Significantly, in both cases, the overruling involved a determination that a prior finding had wrongly failed to recognize a constitutional right, so the new decision marked an expansion of liberty and equality. The court is unlikely to overrule a case in order to contract liberty or deny equality.
Finally, on the question of whether a reversal of equal marriage rights would invalidate existing same-sex marriages, the action of the California Supreme Court in the wake of Proposition 8’s enactment in 2008 is instructive. There, the court concluded that even though Prop 8 was validly enacted, it could not retroactively “un-marry” couples who had already wed. It is unlikely that the US Supreme Court would take a different position regarding existing same-sex marriages even if it were to overrule Obergefell because of the daunting due process and equal protection questions that would raise.
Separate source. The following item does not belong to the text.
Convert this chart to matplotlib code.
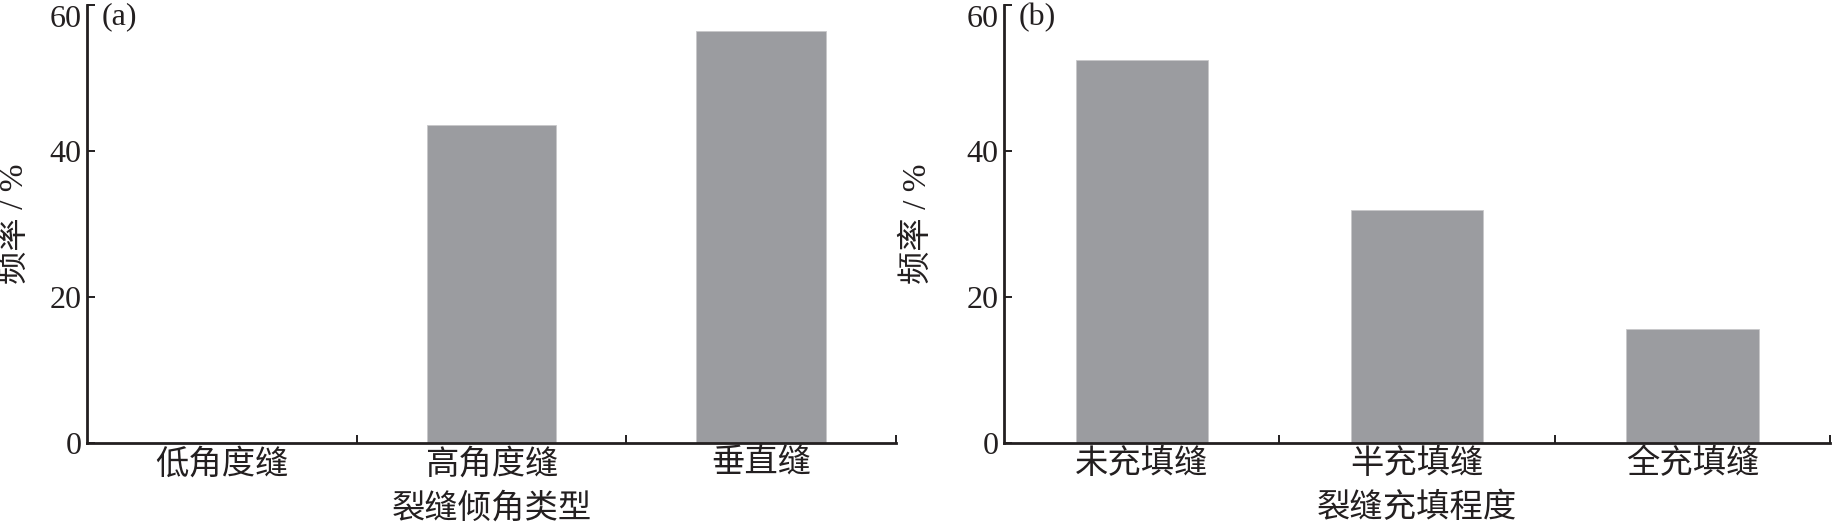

Trump’s taking office does not present a direct and current threat to marriage equality. That conclusion should take nothing away from the valid concerns about the likelihood that his presidency will involve the loss of pro-LGBT executive orders issued by Obama and the abandonment by federal agencies of the position that sex discrimination laws protect LGBT people from sexual orientation and gender identity discrimination (see this writer’s analysis in the previous issue of Gay City News ). Those are the likely key battlegrounds for the community in the days to come.